• _SOURCE DATA_
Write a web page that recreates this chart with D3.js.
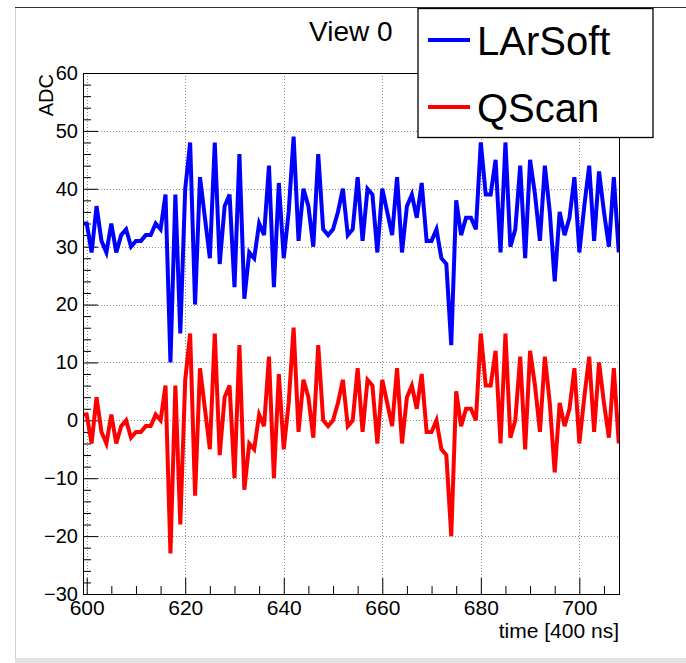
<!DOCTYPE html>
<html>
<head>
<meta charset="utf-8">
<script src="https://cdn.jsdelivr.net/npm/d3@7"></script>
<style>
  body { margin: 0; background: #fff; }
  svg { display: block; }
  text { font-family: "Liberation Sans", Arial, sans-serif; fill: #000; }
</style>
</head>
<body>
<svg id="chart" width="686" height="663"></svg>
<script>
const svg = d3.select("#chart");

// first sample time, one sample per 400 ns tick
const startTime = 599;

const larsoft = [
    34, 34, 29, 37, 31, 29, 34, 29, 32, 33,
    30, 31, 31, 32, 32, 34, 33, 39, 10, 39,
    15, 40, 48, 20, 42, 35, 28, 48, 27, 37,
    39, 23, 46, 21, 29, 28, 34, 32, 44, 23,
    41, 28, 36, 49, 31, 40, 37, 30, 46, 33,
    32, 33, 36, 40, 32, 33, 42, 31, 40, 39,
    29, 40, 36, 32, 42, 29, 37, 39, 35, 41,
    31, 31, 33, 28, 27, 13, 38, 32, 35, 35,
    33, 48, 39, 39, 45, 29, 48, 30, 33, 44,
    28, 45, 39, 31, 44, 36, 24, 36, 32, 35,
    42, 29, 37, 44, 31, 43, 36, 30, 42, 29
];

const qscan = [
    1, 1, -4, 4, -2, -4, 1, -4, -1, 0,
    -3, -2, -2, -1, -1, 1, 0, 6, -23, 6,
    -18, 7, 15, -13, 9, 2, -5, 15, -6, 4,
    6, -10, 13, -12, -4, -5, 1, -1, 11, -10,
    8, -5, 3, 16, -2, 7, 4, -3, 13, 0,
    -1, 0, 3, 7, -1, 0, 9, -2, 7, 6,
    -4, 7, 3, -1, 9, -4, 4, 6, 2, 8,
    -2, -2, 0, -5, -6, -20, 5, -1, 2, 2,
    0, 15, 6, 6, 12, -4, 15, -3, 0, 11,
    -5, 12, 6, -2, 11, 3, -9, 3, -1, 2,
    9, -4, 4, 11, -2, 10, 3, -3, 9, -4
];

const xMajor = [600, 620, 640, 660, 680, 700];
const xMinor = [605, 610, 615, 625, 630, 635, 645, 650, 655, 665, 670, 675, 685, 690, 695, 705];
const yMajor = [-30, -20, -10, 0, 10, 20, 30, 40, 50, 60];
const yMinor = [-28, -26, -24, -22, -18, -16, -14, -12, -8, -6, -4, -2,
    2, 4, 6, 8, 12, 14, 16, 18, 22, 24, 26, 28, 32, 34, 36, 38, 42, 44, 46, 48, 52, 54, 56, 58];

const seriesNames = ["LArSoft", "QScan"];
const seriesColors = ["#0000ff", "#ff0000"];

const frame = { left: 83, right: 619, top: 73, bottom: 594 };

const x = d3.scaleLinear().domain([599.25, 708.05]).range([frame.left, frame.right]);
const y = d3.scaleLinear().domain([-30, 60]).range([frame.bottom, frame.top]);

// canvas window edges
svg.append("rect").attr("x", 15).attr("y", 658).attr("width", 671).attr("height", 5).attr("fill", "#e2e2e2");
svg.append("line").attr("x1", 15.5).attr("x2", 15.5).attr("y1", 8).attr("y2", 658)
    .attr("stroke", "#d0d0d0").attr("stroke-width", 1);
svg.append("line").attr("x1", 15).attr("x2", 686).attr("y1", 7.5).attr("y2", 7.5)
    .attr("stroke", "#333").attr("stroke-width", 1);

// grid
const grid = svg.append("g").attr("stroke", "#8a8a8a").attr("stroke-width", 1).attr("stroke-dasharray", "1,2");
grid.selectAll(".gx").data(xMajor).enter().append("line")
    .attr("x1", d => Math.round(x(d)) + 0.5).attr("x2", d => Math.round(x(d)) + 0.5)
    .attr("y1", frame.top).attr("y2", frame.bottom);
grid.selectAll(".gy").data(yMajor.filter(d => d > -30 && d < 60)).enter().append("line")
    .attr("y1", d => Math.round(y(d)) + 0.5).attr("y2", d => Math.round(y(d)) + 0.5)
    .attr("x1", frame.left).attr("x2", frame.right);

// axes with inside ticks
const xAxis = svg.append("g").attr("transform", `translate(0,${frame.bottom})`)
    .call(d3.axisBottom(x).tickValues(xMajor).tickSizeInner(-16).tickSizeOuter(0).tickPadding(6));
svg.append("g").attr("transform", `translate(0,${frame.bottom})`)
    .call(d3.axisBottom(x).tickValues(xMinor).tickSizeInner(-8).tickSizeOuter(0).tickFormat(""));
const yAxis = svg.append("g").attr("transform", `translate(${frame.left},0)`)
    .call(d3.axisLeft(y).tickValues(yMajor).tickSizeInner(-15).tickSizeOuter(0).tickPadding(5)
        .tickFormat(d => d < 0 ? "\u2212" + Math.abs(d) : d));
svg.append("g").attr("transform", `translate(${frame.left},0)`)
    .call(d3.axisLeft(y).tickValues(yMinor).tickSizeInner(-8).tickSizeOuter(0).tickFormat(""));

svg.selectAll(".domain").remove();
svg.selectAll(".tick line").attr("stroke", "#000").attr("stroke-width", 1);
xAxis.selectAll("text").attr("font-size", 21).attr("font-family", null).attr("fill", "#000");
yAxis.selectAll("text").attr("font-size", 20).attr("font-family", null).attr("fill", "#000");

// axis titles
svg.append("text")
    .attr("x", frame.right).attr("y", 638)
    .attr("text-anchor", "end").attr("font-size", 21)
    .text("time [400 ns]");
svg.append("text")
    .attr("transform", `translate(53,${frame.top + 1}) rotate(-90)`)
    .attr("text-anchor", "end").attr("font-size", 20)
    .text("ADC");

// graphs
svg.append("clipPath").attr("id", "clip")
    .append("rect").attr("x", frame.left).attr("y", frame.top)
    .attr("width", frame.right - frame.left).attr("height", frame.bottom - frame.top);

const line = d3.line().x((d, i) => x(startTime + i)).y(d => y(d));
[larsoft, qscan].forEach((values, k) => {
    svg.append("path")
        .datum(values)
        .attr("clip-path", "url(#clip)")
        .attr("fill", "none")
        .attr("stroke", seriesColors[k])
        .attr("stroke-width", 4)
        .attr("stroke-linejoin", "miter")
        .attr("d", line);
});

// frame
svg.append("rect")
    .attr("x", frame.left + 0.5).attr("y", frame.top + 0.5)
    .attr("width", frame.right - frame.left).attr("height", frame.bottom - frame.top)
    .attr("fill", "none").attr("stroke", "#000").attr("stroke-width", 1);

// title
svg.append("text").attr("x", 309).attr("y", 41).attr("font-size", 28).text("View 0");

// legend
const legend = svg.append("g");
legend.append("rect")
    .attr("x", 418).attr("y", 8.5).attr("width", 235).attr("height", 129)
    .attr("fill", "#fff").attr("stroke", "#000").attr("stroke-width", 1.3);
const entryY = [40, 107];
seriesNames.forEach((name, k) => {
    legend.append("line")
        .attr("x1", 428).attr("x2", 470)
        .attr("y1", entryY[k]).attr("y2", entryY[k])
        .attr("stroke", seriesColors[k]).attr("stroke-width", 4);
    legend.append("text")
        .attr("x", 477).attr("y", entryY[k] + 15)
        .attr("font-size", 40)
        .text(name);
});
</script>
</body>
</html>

• _TASK DIRECTIONS_
Transcribe the material exactly, keeping every word and none of the pictures.

• _RESPONSE_
Write a web page that recreates this chart with D3.js.
<!DOCTYPE html>
<html>
<head>
<meta charset="utf-8">
<script src="https://cdn.jsdelivr.net/npm/d3@7"></script>
<style>
  body { margin: 0; background: #fff; }
  svg { display: block; }
  text { font-family: "Liberation Sans", Arial, sans-serif; fill: #000; }
</style>
</head>
<body>
<svg id="chart" width="686" height="663"></svg>
<script>
const svg = d3.select("#chart");

// first sample time, one sample per 400 ns tick
const startTime = 599;

const larsoft = [
    34, 34, 29, 37, 31, 29, 34, 29, 32, 33,
    30, 31, 31, 32, 32, 34, 33, 39, 10, 39,
    15, 40, 48, 20, 42, 35, 28, 48, 27, 37,
    39, 23, 46, 21, 29, 28, 34, 32, 44, 23,
    41, 28, 36, 49, 31, 40, 37, 30, 46, 33,
    32, 33, 36, 40, 32, 33, 42, 31, 40, 39,
    29, 40, 36, 32, 42, 29, 37, 39, 35, 41,
    31, 31, 33, 28, 27, 13, 38, 32, 35, 35,
    33, 48, 39, 39, 45, 29, 48, 30, 33, 44,
    28, 45, 39, 31, 44, 36, 24, 36, 32, 35,
    42, 29, 37, 44, 31, 43, 36, 30, 42, 29
];

const qscan = [
    1, 1, -4, 4, -2, -4, 1, -4, -1, 0,
    -3, -2, -2, -1, -1, 1, 0, 6, -23, 6,
    -18, 7, 15, -13, 9, 2, -5, 15, -6, 4,
    6, -10, 13, -12, -4, -5, 1, -1, 11, -10,
    8, -5, 3, 16, -2, 7, 4, -3, 13, 0,
    -1, 0, 3, 7, -1, 0, 9, -2, 7, 6,
    -4, 7, 3, -1, 9, -4, 4, 6, 2, 8,
    -2, -2, 0, -5, -6, -20, 5, -1, 2, 2,
    0, 15, 6, 6, 12, -4, 15, -3, 0, 11,
    -5, 12, 6, -2, 11, 3, -9, 3, -1, 2,
    9, -4, 4, 11, -2, 10, 3, -3, 9, -4
];

const xMajor = [600, 620, 640, 660, 680, 700];
const xMinor = [605, 610, 615, 625, 630, 635, 645, 650, 655, 665, 670, 675, 685, 690, 695, 705];
const yMajor = [-30, -20, -10, 0, 10, 20, 30, 40, 50, 60];
const yMinor = [-28, -26, -24, -22, -18, -16, -14, -12, -8, -6, -4, -2,
    2, 4, 6, 8, 12, 14, 16, 18, 22, 24, 26, 28, 32, 34, 36, 38, 42, 44, 46, 48, 52, 54, 56, 58];

const seriesNames = ["LArSoft", "QScan"];
const seriesColors = ["#0000ff", "#ff0000"];

const frame = { left: 83, right: 619, top: 73, bottom: 594 };

const x = d3.scaleLinear().domain([599.25, 708.05]).range([frame.left, frame.right]);
const y = d3.scaleLinear().domain([-30, 60]).range([frame.bottom, frame.top]);

// canvas window edges
svg.append("rect").attr("x", 15).attr("y", 658).attr("width", 671).attr("height", 5).attr("fill", "#e2e2e2");
svg.append("line").attr("x1", 15.5).attr("x2", 15.5).attr("y1", 8).attr("y2", 658)
    .attr("stroke", "#d0d0d0").attr("stroke-width", 1);
svg.append("line").attr("x1", 15).attr("x2", 686).attr("y1", 7.5).attr("y2", 7.5)
    .attr("stroke", "#333").attr("stroke-width", 1);

// grid
const grid = svg.append("g").attr("stroke", "#8a8a8a").attr("stroke-width", 1).attr("stroke-dasharray", "1,2");
grid.selectAll(".gx").data(xMajor).enter().append("line")
    .attr("x1", d => Math.round(x(d)) + 0.5).attr("x2", d => Math.round(x(d)) + 0.5)
    .attr("y1", frame.top).attr("y2", frame.bottom);
grid.selectAll(".gy").data(yMajor.filter(d => d > -30 && d < 60)).enter().append("line")
    .attr("y1", d => Math.round(y(d)) + 0.5).attr("y2", d => Math.round(y(d)) + 0.5)
    .attr("x1", frame.left).attr("x2", frame.right);

// axes with inside ticks
const xAxis = svg.append("g").attr("transform", `translate(0,${frame.bottom})`)
    .call(d3.axisBottom(x).tickValues(xMajor).tickSizeInner(-16).tickSizeOuter(0).tickPadding(6));
svg.append("g").attr("transform", `translate(0,${frame.bottom})`)
    .call(d3.axisBottom(x).tickValues(xMinor).tickSizeInner(-8).tickSizeOuter(0).tickFormat(""));
const yAxis = svg.append("g").attr("transform", `translate(${frame.left},0)`)
    .call(d3.axisLeft(y).tickValues(yMajor).tickSizeInner(-15).tickSizeOuter(0).tickPadding(5)
        .tickFormat(d => d < 0 ? "\u2212" + Math.abs(d) : d));
svg.append("g").attr("transform", `translate(${frame.left},0)`)
    .call(d3.axisLeft(y).tickValues(yMinor).tickSizeInner(-8).tickSizeOuter(0).tickFormat(""));

svg.selectAll(".domain").remove();
svg.selectAll(".tick line").attr("stroke", "#000").attr("stroke-width", 1);
xAxis.selectAll("text").attr("font-size", 21).attr("font-family", null).attr("fill", "#000");
yAxis.selectAll("text").attr("font-size", 20).attr("font-family", null).attr("fill", "#000");

// axis titles
svg.append("text")
    .attr("x", frame.right).attr("y", 638)
    .attr("text-anchor", "end").attr("font-size", 21)
    .text("time [400 ns]");
svg.append("text")
    .attr("transform", `translate(53,${frame.top + 1}) rotate(-90)`)
    .attr("text-anchor", "end").attr("font-size", 20)
    .text("ADC");

// graphs
svg.append("clipPath").attr("id", "clip")
    .append("rect").attr("x", frame.left).attr("y", frame.top)
    .attr("width", frame.right - frame.left).attr("height", frame.bottom - frame.top);

const line = d3.line().x((d, i) => x(startTime + i)).y(d => y(d));
[larsoft, qscan].forEach((values, k) => {
    svg.append("path")
        .datum(values)
        .attr("clip-path", "url(#clip)")
        .attr("fill", "none")
        .attr("stroke", seriesColors[k])
        .attr("stroke-width", 4)
        .attr("stroke-linejoin", "miter")
        .attr("d", line);
});

// frame
svg.append("rect")
    .attr("x", frame.left + 0.5).attr("y", frame.top + 0.5)
    .attr("width", frame.right - frame.left).attr("height", frame.bottom - frame.top)
    .attr("fill", "none").attr("stroke", "#000").attr("stroke-width", 1);

// title
svg.append("text").attr("x", 309).attr("y", 41).attr("font-size", 28).text("View 0");

// legend
const legend = svg.append("g");
legend.append("rect")
    .attr("x", 418).attr("y", 8.5).attr("width", 235).attr("height", 129)
    .attr("fill", "#fff").attr("stroke", "#000").attr("stroke-width", 1.3);
const entryY = [40, 107];
seriesNames.forEach((name, k) => {
    legend.append("line")
        .attr("x1", 428).attr("x2", 470)
        .attr("y1", entryY[k]).attr("y2", entryY[k])
        .attr("stroke", seriesColors[k]).attr("stroke-width", 4);
    legend.append("text")
        .attr("x", 477).attr("y", entryY[k] + 15)
        .attr("font-size", 40)
        .text(name);
});
</script>
</body>
</html>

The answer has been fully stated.